Former F1 Academy champion Marta Garcia has been released from hospital following a serious crash in a Le Mans Cup race at Barcelona.
The Spanish driver was leading Saturday’s race at the Circuit de Barcelona-Catalunya when contact with a Ferrari car from the AF Corse squad triggered a frightening accident for the inaugural F1 Academy champion.
It occurred halfway through the 2025 season opener for the championship that supports the famous 24 Hours of Le Mans sportscar race, as Garcia’s Iron Dames Porsche car slammed into the barriers at high speed and caught fire.
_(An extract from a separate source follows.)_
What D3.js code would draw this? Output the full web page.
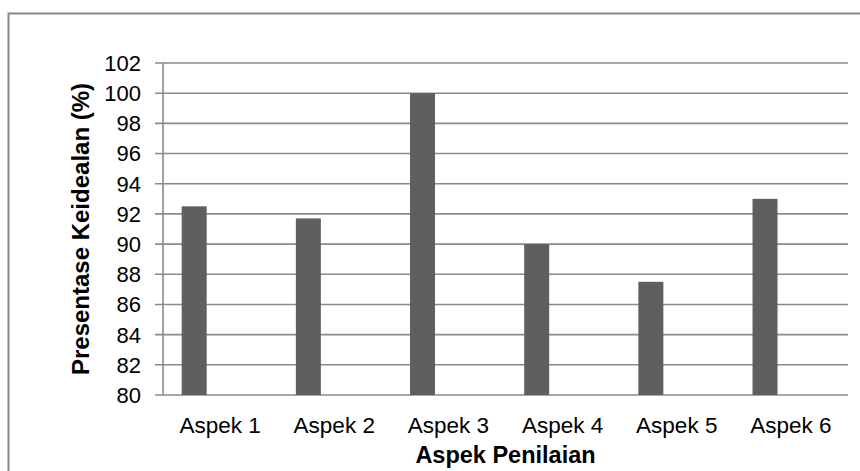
<!DOCTYPE html>
<html>
<head>
<meta charset="utf-8">
<script src="https://cdn.jsdelivr.net/npm/d3@7"></script>
<style>
  body { margin: 0; background: #fff; }
  text { font-family: "Liberation Sans", Arial, sans-serif; fill: #000; }
</style>
</head>
<body>
<div id="chart-area"></div>
<script>
// Data
var categories = ["Aspek 1", "Aspek 2", "Aspek 3", "Aspek 4", "Aspek 5", "Aspek 6"];
var values = [92.5, 91.7, 100, 90, 87.5, 93];
var yTicks = [80, 82, 84, 86, 88, 90, 92, 94, 96, 98, 100, 102];
// chart had three series slots per category, only the first one is filled
var seriesSlots = ["s1", "s2", "s3"];

var width = 860;
var height = 471;

var svg = d3.select("#chart-area").append("svg")
  .attr("width", width)
  .attr("height", height);

// outer chart border (right and bottom fall outside the picture)
svg.append("rect")
  .attr("x", 8.5).attr("y", 13.5)
  .attr("width", 900).attr("height", 500)
  .attr("fill", "none")
  .attr("stroke", "#878787")
  .attr("stroke-width", 2);

var plot = { left: 163, right: 848, top: 63, bottom: 395 };

// Scales
var y = d3.scaleLinear().domain([80, 102]).range([plot.bottom, plot.top]);
var x = d3.scaleBand().domain(categories).range([plot.left, plot.right]).padding(0);
var slot = d3.scaleBand().domain(seriesSlots).range([0, x.bandwidth()])
  .paddingInner(0).paddingOuter(0.73);

// Gridlines + tick marks
svg.append("g").selectAll("line")
  .data(yTicks)
  .enter().append("line")
  .attr("x1", plot.left - 8)
  .attr("x2", plot.right)
  .attr("y1", function(d){ return y(d); })
  .attr("y2", function(d){ return y(d); })
  .attr("stroke", "#8a8a8a")
  .attr("stroke-width", 1.6);

// Y axis line
svg.append("line")
  .attr("x1", plot.left).attr("x2", plot.left)
  .attr("y1", plot.top).attr("y2", plot.bottom)
  .attr("stroke", "#8a8a8a")
  .attr("stroke-width", 1.6);

// Y tick labels
svg.append("g").selectAll("text")
  .data(yTicks)
  .enter().append("text")
  .attr("x", 141)
  .attr("y", function(d){ return y(d); })
  .attr("dy", "0.36em")
  .attr("text-anchor", "end")
  .style("font-size", "22px")
  .text(function(d){ return d; });

// Bars
svg.append("g").selectAll("rect")
  .data(values)
  .enter().append("rect")
  .attr("x", function(d, i){ return x(categories[i]) + slot("s1"); })
  .attr("width", slot.bandwidth() - 0.6)
  .attr("y", function(d){ return y(d); })
  .attr("height", function(d){ return y(80) - y(d); })
  .attr("fill", "#5f5f5f");

// Category labels
svg.append("g").selectAll("text")
  .data(categories)
  .enter().append("text")
  .attr("x", function(d){ return x(d) + x.bandwidth() / 2; })
  .attr("y", 433)
  .attr("text-anchor", "middle")
  .style("font-size", "22.5px")
  .text(function(d){ return d; });

// Axis titles
svg.append("text")
  .attr("x", (plot.left + plot.right) / 2)
  .attr("y", 463)
  .attr("text-anchor", "middle")
  .style("font-size", "23.5px")
  .style("font-weight", "bold")
  .text("Aspek Penilaian");

svg.append("text")
  .attr("transform", "translate(89," + ((plot.top + plot.bottom) / 2) + ") rotate(-90)")
  .attr("text-anchor", "middle")
  .style("font-size", "24px")
  .style("font-weight", "bold")
  .text("Presentase Keidealan (%)");
</script>
</body>
</html>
Garcia, who later said in a post on Instagram that the crash registered a 21G impact force, was initially trapped in a cockpit that was filling with smoke, as her driver’s side door had been damaged in the initial crash. But after trackside marshals broke the passenger side door, the 24-year-old was able to exit the wreckage.
In a post on Instagram, she called the incident “one of the toughest moments in my career,” adding that she had inhaled some smoke and felt dizzy afterwards.
“I couldn’t open my door because it was stuck from the impact, and I started panicking as more and more smoke was coming into the car… until the marshals broke the co-driver’s door and got me out,” the post read.
She was taken to a hospital near to the track, which is situated around 25km north of downtown Barcelona, and stayed overnight as a precaution. Tests revealed she had suffered no major injuries, Garcia said on Instagram, and after a second night in hospital, she was released on Tuesday morning.
Since being released from hospital on Tuesday, Garcia has travelled back to the Barcelona track to support the Iron Dames/Prema Racing organization with which she competed in the 2024 Formula Regional European Championship (FRECA) by Alpine, posting a picture of herself trackside on Instagram.
The series is a step up motorsport’s single seater pyramid — the path for young drivers to learn the ropes if they hope to one day race in Formula One — from F1 Academy. It uses similar cars to the all-female championship, albeit with more powerful engines, and is supported by the Renault-owned Alpine road car manufacturing brand.
After finishing 28th in the 2024 FRECA standings following her F1 Academy title-winning season the year before, Garcia announced that she would stop competing in single-seater championships and concentrate on sportscar racing.